Crypto analyst DBCryptO recently revealed that the Solana blockchain was a platform for illegal trading manipulations, resulting in a shocking $800 billion volume spike over two days.
Detection of Wash Trading Scheme
On September 8, 2025, DBCryptO posted on X accusing a single wallet, 2HDozvLZ8JPC8tuj5gKicAX3UX92AaKqXKkNGTyQgxC5, of generating $48.8 billion in fake trading volume using USDC and JUP token swaps. The total volume reported reached over $800 billion across multiple token pairs from September 6 to 8, 2025.
Volume Manipulation Mechanism
The post claims the fake trading was executed by borrowing $10.8 million in USDC from Marginfi. The process involved swapping it into JUP and then back to USDC, repaying the loan thousands of times using Solana's fast, low-cost infrastructure. No real profit or demand was created, supported by blockchain transaction data.

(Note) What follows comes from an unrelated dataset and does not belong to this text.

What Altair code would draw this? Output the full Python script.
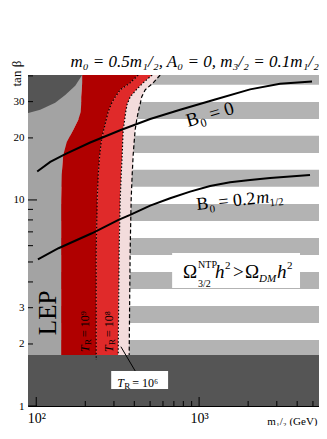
import altair as alt
import pandas as pd

FONT = "Liberation Serif"
W, H = 291, 331

# axis domains
X_MIN, X_MAX = 89, 5447
Y_MIN, Y_MAX = 1, 40.4

# region boundaries: tan(beta) levels and m_1/2 (GeV) of each edge at those levels
tb_levels = [40.4, 37.0, 34.2, 31.6, 29.2, 26.7, 24.4, 21.9, 19.1, 16.5, 13.2, 10.0, 5.72, 3.27, 1.77]
lep_edge = [191.5, 191.5, 190.2, 188.8, 188.8, 187.5, 181.0, 169.0, 154.0, 146.4, 143.3, 142.3, 142.3, 142.3, 142.3]
tr9_edge = [422.6, 377.3, 327.6, 305.2, 288.5, 276.5, 268.8, 259.5, 250.5, 245.2, 240.1, 236.8, 233.4, 233.4, 233.4]
tr8_edge = [514.8, 453.4, 410.7, 377.3, 361.7, 354.1, 349.1, 341.8, 339.4, 337.0, 332.3, 327.6, 323.0, 320.8, 318.6]
tr6_edge = [576.4, 522.2, 466.4, 443.9, 434.5, 422.6, 413.6, 404.9, 399.2, 393.6, 388.1, 382.6, 377.3, 374.7, 372.1]
tr9_tail_tb = 1.67

# dark-grey corner (top left)
corner_tb = [40.4, 35.8, 32.3, 29.6, 27.4, 26.4]
corner_m = [191.5, 173.5, 150.7, 130.8, 105.8, 89.3]

# bottom excluded band
floor_tb = 1.77

# hatched stripes (grey bands)
stripe_lo = [36.2, 24.7, 16.9, 11.6, 7.91, 5.41, 3.70, 2.53, 1.73]
stripe_hi = [40.4, 29.9, 20.5, 14.0, 9.56, 6.54, 4.47, 3.06, 2.09]

# B0 = 0 and B0 = 0.2 m1/2 curves
b0_m = [101.4, 121.9, 150.7, 214.5, 327.6, 500.6, 764.6, 1254, 2055, 3140, 4935]
b0_tb = [13.75, 15.3, 16.7, 19.0, 21.8, 24.7, 27.4, 30.7, 34.4, 36.6, 37.6]
b02_m = [102.4, 137.0, 219.6, 319.8, 377.3, 500.6, 663.8, 880.6, 1168, 1550, 2055, 2727, 4797]
b02_tb = [5.15, 5.83, 6.89, 8.0, 8.46, 9.38, 10.19, 10.97, 11.69, 12.19, 12.51, 12.79, 13.22]

# axis ticks
x_major = [100, 1000]
x_minor = [200, 300, 400, 500, 600, 700, 800, 900, 2000, 3000, 4000, 5000]
y_major = [1, 10]
y_minor = [2, 3, 4, 5, 6, 7, 8, 9, 20, 30, 40]
y_labels = [1, 2, 3, 10, 20, 30]

xs = alt.Scale(type="log", domain=[X_MIN, X_MAX], nice=False)
ys = alt.Scale(type="log", domain=[Y_MIN, Y_MAX], nice=False)

x_axis = alt.Axis(
    values=x_major, labelExpr="datum.value == 100 ? '10²' : '10³'",
    ticks=False, grid=False, domain=True, domainColor="black",
    labelFont=FONT, labelFontSize=14, labelColor="black", labelPadding=5,
    title="m₁/₂ (GeV)", titleFont=FONT, titleFontSize=11, titleFontWeight="normal",
    titleColor="black", titleAnchor="end", titleAlign="right", titleX=W - 2, titleY=18,
    titleBaseline="alphabetic")
y_axis = alt.Axis(
    values=y_labels, ticks=False, grid=False, domain=True, domainColor="black",
    labelFont=FONT, labelFontSize=11, labelColor="black", labelPadding=4,
    title="tan β", titleFont=FONT, titleFontSize=13, titleFontWeight="normal",
    titleColor="black", titleAngle=270, titleX=-12, titleY=11,
    titleAlign="left", titleBaseline="middle")


def X(f):
    return alt.X(f, type="quantitative", scale=xs, axis=x_axis)


def Y(f):
    return alt.Y(f, type="quantitative", scale=ys, axis=y_axis)


stripes = pd.DataFrame({"lo": stripe_lo, "hi": stripe_hi,
                        "x0": [X_MIN] * len(stripe_lo), "x1": [X_MAX] * len(stripe_lo)})
base = alt.Chart(stripes).mark_rect(color="#b3b3b3", clip=True).encode(
    x=X("x0"), x2="x1:Q", y=Y("lo"), y2="hi:Q")

n = len(tb_levels)
regions = pd.DataFrame({
    "tb": tb_levels, "i": list(range(n)),
    "xmin": [X_MIN] * n, "lep": lep_edge, "t9": tr9_edge, "t8": tr8_edge, "t6": tr6_edge,
})


def band(left, right, color):
    return alt.Chart(regions).mark_area(orient="horizontal", color=color, clip=True).encode(
        y=Y("tb"), x=X(left), x2=right + ":Q")


lep = band("xmin", "lep", "#a3a3a3")
dred = band("lep", "t9", "#b00000")
red = band("t9", "t8", "#e02a2a")
pink = band("t8", "t6", "#f3dcdc")

corner_df = pd.DataFrame({"tb": corner_tb, "m": corner_m, "x0": [X_MIN] * len(corner_tb)})
corner = alt.Chart(corner_df).mark_area(orient="horizontal", color="#555555", clip=True).encode(
    y=Y("tb"), x=X("x0"), x2="m:Q")

floor_df = pd.DataFrame({"x0": [X_MIN], "x1": [X_MAX], "y0": [Y_MIN], "y1": [floor_tb]})
floor = alt.Chart(floor_df).mark_rect(color="#555555", clip=True).encode(
    x=X("x0"), x2="x1:Q", y=Y("y0"), y2="y1:Q")


def edge_line(xvals, yvals, dash, width=1.2):
    df = pd.DataFrame({"m": xvals, "tb": yvals, "i": list(range(len(xvals)))})
    return alt.Chart(df).mark_line(color="black", strokeDash=dash, strokeWidth=width, clip=True).encode(
        x=X("m"), y=Y("tb"), order="i:Q")


l9 = edge_line(tr9_edge + [tr9_edge[-1]], tb_levels + [tr9_tail_tb], [1.5, 2])
l8 = edge_line(tr8_edge, tb_levels, [1.5, 2])
l6 = edge_line(tr6_edge, tb_levels, [4, 2.5])


def curve(xv, yv):
    df = pd.DataFrame({"m": xv, "tb": yv})
    return alt.Chart(df).mark_line(color="black", strokeWidth=2, clip=True).encode(
        x=X("m"), y=Y("tb"))


c0 = curve(b0_m, b0_tb)
c02 = curve(b02_m, b02_tb)


def box(x0, x1, y0, y1):
    df = pd.DataFrame({"x0": [x0], "x1": [x1], "y0": [y0], "y1": [y1]})
    return alt.Chart(df).mark_rect(color="white").encode(x=X("x0"), x2="x1:Q", y=Y("y0"), y2="y1:Q")


def txt(x, y, s, size, dx=0, dy=0, angle=0, style="normal", align="left", baseline="alphabetic"):
    df = pd.DataFrame({"x": [x], "y": [y], "t": [s]})
    return alt.Chart(df).mark_text(
        font=FONT, fontSize=size, fontStyle=style, color="black", dx=dx, dy=dy,
        angle=angle, align=align, baseline=baseline).encode(x=X("x"), y=Y("y"), text="t:N")


# Omega box and text
om_box = box(683, 4165, 3.74, 5.53)
OX, OY = 1687, 4.57
om = [
    txt(OX, OY, "Ω", 19, dx=-53, dy=8),
    txt(OX, OY, "NTP", 10, dx=-38, dy=-2),
    txt(OX, OY, "3/2", 10, dx=-38, dy=17),
    txt(OX, OY, "h", 19, dx=-21, dy=8, style="italic"),
    txt(OX, OY, "2", 11, dx=-11, dy=-1),
    txt(OX, OY, ">", 19, dx=-3, dy=8),
    txt(OX, OY, "Ω", 19, dx=9, dy=8),
    txt(OX, OY, "DM", 11, dx=23, dy=12, style="italic"),
    txt(OX, OY, "h", 19, dx=41, dy=8, style="italic"),
    txt(OX, OY, "2", 11, dx=51, dy=-1),
]

# B0 labels
b0_lab = [
    txt(855.9, 22.6, "B", 19, angle=344),
    txt(855.9, 22.6, "0", 12, dx=13, dy=4, angle=344),
    txt(855.9, 22.6, "= 0", 19, dx=24, angle=344),
]
b02_lab = [
    txt(971.9, 8.94, "B", 18, angle=354),
    txt(971.9, 8.94, "0", 11, dx=12.5, dy=4, angle=354),
    txt(971.9, 8.94, "= 0.2", 18, dx=22, angle=354),
    txt(971.9, 8.94, "m", 18, dx=60, angle=354, style="italic"),
    txt(971.9, 8.94, "1/2", 11, dx=73, dy=4, angle=354),
]

lep_lab = txt(118.5, 2.83, "LEP", 25, angle=270, align="center", baseline="middle")


def tr_label(x, y, power, angle=0):
    return [
        txt(x, y, "T", 12, angle=angle, style="italic", baseline="middle"),
        txt(x, y, "R", 9, dx=7, dy=3, angle=angle, baseline="middle"),
        txt(x, y, "= 10" + power, 12, dx=15, angle=angle, baseline="middle"),
    ]


tr9_lab = tr_label(199.8, 1.83, "⁹", angle=270)
tr8_lab = tr_label(280.5, 1.83, "⁸", angle=270)
tr6_box = box(288.5, 645, 1.209, 1.479)
tr6_lab = tr_label(314, 1.30, "⁶")
pointer_df = pd.DataFrame({"m": [404.9, 330.8], "tb": [1.48, 1.94]})
pointer = alt.Chart(pointer_df).mark_line(color="black", strokeWidth=1).encode(x=X("m"), y=Y("tb"))

# inward ticks
xt_major = alt.Chart(pd.DataFrame({"v": x_major})).mark_rule(color="black").encode(
    x=X("v"), y=alt.value(H), y2=alt.value(H - 9))
xt_minor = alt.Chart(pd.DataFrame({"v": x_minor})).mark_rule(color="black").encode(
    x=X("v"), y=alt.value(H), y2=alt.value(H - 5))
yt_major = alt.Chart(pd.DataFrame({"v": y_major})).mark_rule(color="black").encode(
    y=Y("v"), x=alt.value(0), x2=alt.value(9))
yt_minor = alt.Chart(pd.DataFrame({"v": y_minor})).mark_rule(color="black", clip=True).encode(
    y=Y("v"), x=alt.value(0), x2=alt.value(5))

layers = [base, lep, corner, dred, red, pink, floor, l9, l8, l6, c0, c02, om_box] + om + b0_lab + b02_lab + \
    [lep_lab] + tr9_lab + tr8_lab + [pointer, tr6_box] + tr6_lab + [xt_major, xt_minor, yt_major, yt_minor]

chart = alt.layer(*layers).properties(
    width=W, height=H,
    title=alt.TitleParams("m₀ = 0.5m₁/₂, A₀ = 0, m₃/₂ = 0.1m₁/₂", anchor="end", font=FONT,
                          fontSize=17, fontStyle="italic", fontWeight="normal", color="black", offset=-11),
    autosize=alt.AutoSizeParams(type="none"),
    padding={"left": 20, "top": 67, "right": 0, "bottom": 20},
).configure_view(stroke="black", strokeWidth=1).configure(background="white")

chart.save("out.html", embed_options={"renderer": "svg", "actions": False})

Reactions and Consequences
In traditional markets, wash trading is illegal. DBCryptO stated that in such cases, individuals could face prison time. He also raised concerns over Solana's ecosystem, suggesting it relies on distorted metrics for its reputation, involving bots and other tricks affecting transaction rates and trading volumes. As of now, there has been no official response from Solana, leading to increased speculation.
The issue of fake volumes on Solana raises significant questions about the transparency and reliability of blockchain systems. The community's reaction and necessary steps in response to these allegations may shape future standards within the industry.